La borsa di Paolo Borsellino, accartocciata dall’esplosione in cui il magistrato fu ucciso insieme alla sua scorta, è stata esposta solennemente in una teca alla Camera dei deputati. È un omaggio dello Stato che però, a saper guardare, si trasforma nel suo contrario: un impietoso atto d’accusa allo Stato, l’esposizione di un trofeo dell’antistato. Quello che c’è e si vede – la borsa – rimanda a quello che non c’è e non si può vedere – l’agenda rossa – che è stata sottratta da quella borsa da uomini dello Stato e ancora oggi, 33 anni dopo, è tenuta nascosta con i suoi segreti. Quella presenza dentro la teca evoca un’assenza. Il contenente richiama inesorabilmente il contenuto, scomparso, diventando una silenziosa ma eloquente requisitoria.
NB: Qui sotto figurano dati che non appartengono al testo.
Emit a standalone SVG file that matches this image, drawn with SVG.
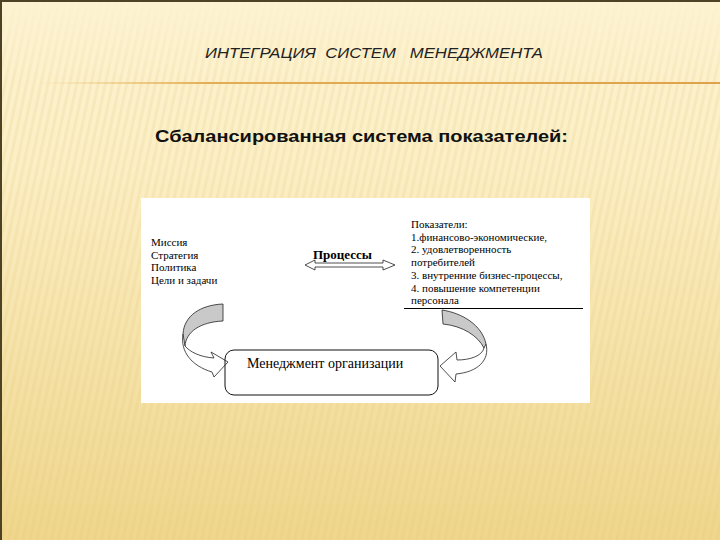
<svg xmlns="http://www.w3.org/2000/svg" width="720" height="540" viewBox="0 0 720 540">
<defs>
<linearGradient id="bg" x1="0" y1="0" x2="0" y2="1">
<stop offset="0" stop-color="#fdf3d2"/>
<stop offset="0.3" stop-color="#fcefc6"/>
<stop offset="1" stop-color="#efd68c"/>
</linearGradient>
<linearGradient id="fade" x1="0" y1="0" x2="0" y2="1">
<stop offset="0" stop-color="#fff" stop-opacity="0"/>
<stop offset="0.15" stop-color="#fff" stop-opacity="1"/>
<stop offset="1" stop-color="#fff" stop-opacity="1"/>
</linearGradient>
<mask id="m"><rect width="720" height="540" fill="url(#fade)"/></mask>
<linearGradient id="rule" x1="0" y1="0" x2="1" y2="0">
<stop offset="0" stop-color="#e8b860" stop-opacity="0"/>
<stop offset="0.25" stop-color="#e2ad55"/>
<stop offset="1" stop-color="#dea24a"/>
</linearGradient>
<pattern id="stripes" width="7" height="7" patternUnits="userSpaceOnUse" patternTransform="rotate(12)">
<rect width="3" height="7" fill="#e3c77a" opacity="0.18"/>
</pattern>
<style>
.serif{font-family:"Liberation Serif","Times New Roman",serif;fill:#000}
.ln{fill:none;stroke:#222;stroke-width:0.8}
</style>
</defs>
<rect width="720" height="540" fill="url(#bg)"/>
<rect width="720" height="540" fill="url(#stripes)" mask="url(#m)"/>
<path d="M1,540 V1 H720" fill="none" stroke="#4d4224" stroke-width="2"/>
<rect x="40" y="82" width="680" height="2" fill="url(#rule)"/>
<text x="205" y="58" textLength="338" lengthAdjust="spacingAndGlyphs" font-family="Liberation Sans, Arial, sans-serif" font-style="italic" font-size="15" fill="#222" xml:space="preserve">ИНТЕГРАЦИЯ  СИСТЕМ   МЕНЕДЖМЕНТА</text>
<text x="155" y="142" textLength="413" lengthAdjust="spacingAndGlyphs" font-family="Liberation Sans, Arial, sans-serif" font-weight="bold" font-size="17" fill="#111">Сбалансированная система показателей:</text>
<rect x="141" y="198" width="449" height="205" fill="#fff"/>
<g id="goals">
<text class="serif" font-size="11" x="151" y="246">Миссия</text>
<text class="serif" font-size="11" x="151" y="259">Стратегия</text>
<text class="serif" font-size="11" x="151" y="271">Политика</text>
<text class="serif" font-size="11" x="151" y="284">Цели и задачи</text>
</g>
<g id="processes">
<text class="serif" font-size="13" font-weight="bold" x="313" y="259">Процессы</text>
</g>
<g id="indicators">
<text class="serif" font-size="11" x="411" y="228">Показатели:</text>
<text class="serif" font-size="11" x="411" y="241">1.финансово-экономические,</text>
<text class="serif" font-size="11" x="411" y="253">2. удовлетворенность</text>
<text class="serif" font-size="11" x="411" y="266">потребителей</text>
<text class="serif" font-size="11" x="411" y="279">3. внутренние бизнес-процессы,</text>
<text class="serif" font-size="11" x="411" y="292">4. повышение компетенции</text>
<text class="serif" font-size="11" x="411" y="304">персонала</text>
<line x1="404" y1="308.5" x2="583" y2="308.5" stroke="#000" stroke-width="1"/>
</g>
<g id="management">
<rect x="225" y="350" width="213" height="45" rx="9" fill="#fff" stroke="#111" stroke-width="1"/>
<text class="serif" font-size="14" x="247" y="368">Менеджмент организации</text>
</g>
<g id="connectors">
<path class="ln" d="M305,265 L315,260 L315,263 L383,263 L383,260 L395,265 L383,270 L383,267 L315,267 L315,270 Z" fill="#fff"/>
<path d="M223,304 C200,305 184,316 183,334 L185,346 C186,332 200,322 223,321 Z" fill="#c9c9c9" stroke="#222" stroke-width="0.8"/>
<path class="ln" d="M183,334 C180,352 192,366 212,372 M185,346 C190,352 200,357 214,358 M214,358 L211,352 L228,362 L214,377 L212,372"/>
<path d="M442,310 C462,313 482,325 486,344 L484,348 C478,336 463,326 443,324 Z" fill="#c9c9c9" stroke="#222" stroke-width="0.8"/>
<path class="ln" d="M486,344 C490,360 478,372 456,374 M484,348 C482,356 470,360 457,360 M457,360 L456,352 L440,366 L455,382 L456,374"/>
</g>
</svg>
Le reliquie dei santi sono esibite dalla Chiesa cattolica come il segno di una presenza oltre la morte, di una vittoria della collettività che è restata viva e attiva dopo il martirio. La reliquia civile della borsa trovata in via D’Amelio è invece segno di un vuoto, di una sconfitta, di una beffa alla verità. Quella teca di cristallo è il monumento al più colossale depistaggio della storia repubblicana, con cui è stata costruita una falsa pista, esibito un falso colpevole, dichiarato un movente rassicurante (solo mafia, o tutt’al più solo mafia e appalti). Attorno, volteggiano poliziotti, ufficiali dei carabinieri, agenti segreti, magistrati più fedeli a obbedienze massoniche che alla Costituzione.
I monumenti si innalzano quando si vuole chiudere una stagione, ritenere terminata una fase, dichiarare vinta una lotta per la legalità e la verità. Sulle stragi del 1992-93 non c’è niente di chiuso, nulla di terminato: la verità è una borsa vuota, esibita lì in Parlamento come una rassicurazione, mentre è un monumento al depistaggio, eterno ingrediente della storia italiana fatta di bombe e doppi giuramenti, di eserciti segreti e logge riservate, di “deviazioni” che sono il comodo scudo per apparati che semplicemente perseguono con terribile efficacia il loro scopo d’istituto, dimenticando la Costituzione.
La trattativa tra lo Stato e la mafia, l’utilizzo delle mafie da parte dello Stato, l’intreccio tra boss, neofascisti e logge restano capitoli di un libro da bruciare, da nascondere, da dimenticare come l’agenda rossa di Paolo Borsellino, malgrado la condanna definitiva per la strage di Bologna di Paolo Bellini, neofascista, amico dei boss e pedina di apparati dello Stato, sia un’ulteriore scossa contro la Grande Rimozione in corso, contro il tranquillo revisionismo che si afferma su certi giornali e in certe commissioni parlamentari.
La presidente dell’Antimafia si fa ritrarre in foto con Luigi Ciavardini, in quanto detenuto che lavora per il reinserimento dei detenuti, ma anche terrorista nero condannato definitivo per la strage di Bologna (come Bellini, come Gilberto Cavallini, come Giusva Fioravanti, come Francesca Mambro). Guida la commissione parlamentare facendosi ispirare dal generale Mario Mori e mettendo in un angolo Roberto Scarpinato, che denuncia un vero e proprio “depistaggio istituzionale”.
Il giorno dell’ostensione della borsa, Giorgia Meloni ha ripetuto che la nascita del suo impegno politico è coincisa con la morte di Borsellino. È bello che una passione politica – di destra o di sinistra non importa – sia innescata dall’ammirazione per un grande e intelligente combattente antimafia. Speriamo che ora seguano i fatti, dentro il governo e dentro la commissione, altrimenti qualcuno potrebbe pensare che quell’ammirazione della giovane Giorgia non era per l’eroe dell’antimafia sopra le parti, ma per “uno dei nostri”, l’uomo che in gioventù era iscritto al Fuan, l’organizzazione universitaria del Msi, parte della “comunità politica” da cui Meloni si dice fiera di provenire. Se fosse così, vorrebbe dire che la memoria di Borsellino, mai uomo di parte, non è onorata, ma sequestrata.